SURVIVORS of the Selby railcrash and relatives of victims have welcomed the decision by top judges to refuse a bid by driver Gary Hart to get his conviction overturned.

Hart, jailed for five years for causing the deaths of ten people at Great Heck, lost his Court of Appeal challenge against a verdict of causing death by dangerous driving.

Three judges in London yesterday refused permission to appeal to Hart, 37, of Strubby, in Lincolnshire.

Lord Justice Rose said: "There is, as it seems to us, no reason whatever to regard these verdicts as unsafe."

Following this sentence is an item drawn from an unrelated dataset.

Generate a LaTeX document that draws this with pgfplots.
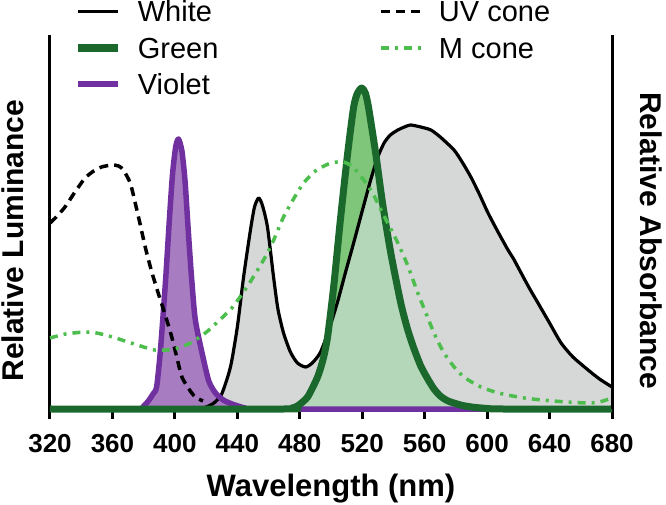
\documentclass[border=0pt]{standalone}
\usepackage{fontspec}
\setmainfont{Liberation Sans}
\usepackage{pgfplots}
\usepackage{pgfplotstable}
\pgfplotsset{compat=1.18}
\definecolor{dgreen}{RGB}{27,104,45}
\definecolor{mgreen}{RGB}{127,198,122}
\definecolor{lgreen}{RGB}{180,222,186}
\definecolor{gfill}{RGB}{214,215,215}
\definecolor{viol}{RGB}{112,48,160}
\definecolor{vfill}{RGB}{168,124,192}
\definecolor{mcone}{RGB}{77,190,77}

\pgfplotstableread{
x y
320 0
400 0
415 0
420 2
425 6
430 15
435.6 42
440 82
444 132
448.4 179
451 202
453.6 211
456 204
459.3 182
463.2 132
466 100
469.6 76
474 57
478.5 46
483.7 42
488 46
493 56
498 76
504 106
509 135
514.5 166
520 198
525.4 229
530 252
534 266
538 274
542.8 279
547 282
551 284
557.5 282
564 279
570 272
578.8 259
584 247
589.6 232
595 215
600.6 196
607 177
613.4 159
617 150
621.8 136
627 121
632.6 106
640 86
647.4 66
655 52
664.7 39
672 30
680 22
}\whitetab

\pgfplotstableread{
x y
320 0
470 0
475 1
478.5 3
485 12
491.4 32
495 50
497.8 72
501.7 122
506 189
510.7 256
514.5 302
517 316
519.7 321
522 316
524 302
528.6 256
533 206
538.3 156
544.7 106
549 80
553 61
557.5 43
562 30
566 20
570 13
575 8
583 4
590 2
600 0.5
610 0
680 0
}\greentab

\pgfplotstableread{
x y
320 0
375 0
380 3
383 8
386 15
388.3 22
390.6 56
392.5 95
394.3 135
396.5 190
398.5 235
400.5 262
402.3 270
404.5 258
406.5 228
408.5 180
410.5 135
413 90
417.4 56
421.7 28
426 16
431 9
436.6 5
445 1
455 0
680 0
}\violettab

\pgfplotstableread{
x y
320 186
324 192
329.6 202
336 217
342.5 231
348 238
353 242
359.6 244
364 243
367 239
371.4 226
374.6 206
378 183
381 162
385 138
389.3 116
394 93
398 72
401.5 50
404.5 32
409 20
413 12
418 8
}\uvtab

\pgfplotstableread{
x y
320 71
330 75
342.5 77
350 76
360 72
370 67
380 62
387 59
395 59
402 61
410 66
419.5 76
428 88
437 102
447 124
456.8 149
463 168
469.6 192
476 210
482.5 226
490 238
499.8 246
508 247
514 242
521 229
527 215
532 199
537 184
542.8 166
549 144
555.6 116
560 99
566 76
572.4 56
581 38
588 29
596 22
605 17
613 14
624 11
635 9
651 7
664 6
672 7
680 11
}\mtab

\begin{document}
\begin{tikzpicture}
\begin{axis}[name=ax,
  width=562pt, height=374pt, scale only axis,
  xmin=320, xmax=680, ymin=0, ymax=374,
  clip=false,
  axis lines*=left,
  axis line style={line width=3pt},
  xtick={320,360,...,680},
  ytick=\empty,
  tick style={line width=3pt, black},
  major tick length=10pt,
  tick align=outside,
  /pgf/number format/assume math mode=true,
  xticklabel style={font=\bfseries\fontsize{26}{26}\selectfont, inner sep=0pt, yshift=-15pt},
  xlabel={Wavelength (nm)},
  xlabel style={font=\bfseries\fontsize{31}{31}\selectfont, inner sep=0pt, yshift=-21pt},
  ylabel={Relative Luminance},
  ylabel style={font=\bfseries\fontsize{30}{30}\selectfont, inner sep=0pt, at={(rel axis cs:0,0.45)}, anchor=south, yshift=26pt},
  legend columns=2,
  legend cell align=left,
  legend style={draw=none, fill=none, inner sep=0pt, at={(rel axis cs:0.043,1.092)}, anchor=north west,
    font=\fontsize{29}{29}\selectfont, row sep=15.5pt,
    nodes={inner sep=0pt, text height=21pt, text depth=0pt},
    /tikz/every odd column/.append style={column sep=16pt},
    /tikz/every even column/.append style={column sep=161pt}},
  legend image code/.code={\draw[#1] (0pt,0pt) -- (40pt,0pt);},
]
\addlegendimage{black, line width=3.2pt}
\addlegendentry{White}
\addlegendimage{black, line width=3.5pt, dash pattern=on 9pt off 6pt}
\addlegendentry{UV cone}
\addlegendimage{dgreen, line width=7.5pt}
\addlegendentry{Green}
\addlegendimage{mcone, line width=3.5pt, dash pattern=on 8pt off 6pt on 3pt off 6pt}
\addlegendentry{M cone}
\addlegendimage{viol, line width=6pt}
\addlegendentry{Violet}

\addplot[fill=mgreen, draw=none, smooth, tension=0.4, forget plot] table[x=x,y=y]{\greentab} \closedcycle;
\addplot[fill=gfill, draw=none, smooth, tension=0.4, forget plot] table[x=x,y=y]{\whitetab} \closedcycle;
\addplot[fill=lgreen, draw=none, blend mode=darken, smooth, tension=0.4, forget plot] table[x=x,y=y]{\greentab} \closedcycle;
\addplot[fill=vfill, draw=none, smooth, tension=0.4, forget plot] table[x=x,y=y]{\violettab} \closedcycle;

\addplot[black, line width=3.2pt, line join=round, smooth, tension=0.4, forget plot] table[x=x,y=y]{\whitetab};
\addplot[viol, line width=5.5pt, line join=round, smooth, tension=0.4, forget plot] table[x=x,y=y]{\violettab};
\addplot[dgreen, line width=7pt, line join=round, smooth, tension=0.4, forget plot] table[x=x,y=y]{\greentab};
\addplot[black, line width=3.5pt, dash pattern=on 9pt off 6pt, smooth, tension=0.4, forget plot] table[x=x,y=y]{\uvtab};
\addplot[mcone, line width=3.5pt, dash pattern=on 8pt off 6pt on 3pt off 6pt, smooth, tension=0.4, forget plot] table[x=x,y=y]{\mtab};

\draw[line width=3pt] (rel axis cs:1,0) -- (rel axis cs:1,1);
\node[rotate=-90, anchor=south, inner sep=0pt, font=\bfseries\fontsize{30}{30}\selectfont] at ([xshift=28pt]rel axis cs:1,0.45) {Relative Absorbance};
\end{axis}
\pgfresetboundingbox
\path ([shift={(-50pt,-96pt)}]ax.south west) rectangle ([shift={(54pt,35pt)}]ax.north east);
\end{tikzpicture}
\end{document}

The decision delighted those affected by the crash, which took place when Hart's Land Rover was struck by a GNER train on the East Coast Main Line after the vehicle had veered off an embankment on the M62.

Ten men died when the express train derailed and then collided with a freight train at Great Heck on February 28, 2001.

Janine Edwards, who was badly injured, said the judges' decision would help her to further erase the memories of that day.

"I still think about the crash. It does get to me in a way," she said. "It would have been a travesty if he had been allowed to appeal.

"I am very pleased. It was something that was avoidable and he killed ten people. He deserves to face some kind of punishment."

Margitta Needham, of Pocklington, whose husband Barry died in the disaster, said: "He has not acknowledged his responsibility and the fact that he caused the crash. I see it as very cowardly behaviour."

A single judge at the Court of Appeal had already refused to give Hart leave to challenge his conviction, but he renewed his bid before the three-judge court.

The result means that the inquests into the deaths, which had been delayed because of the legal challenges, should now be able to go ahead.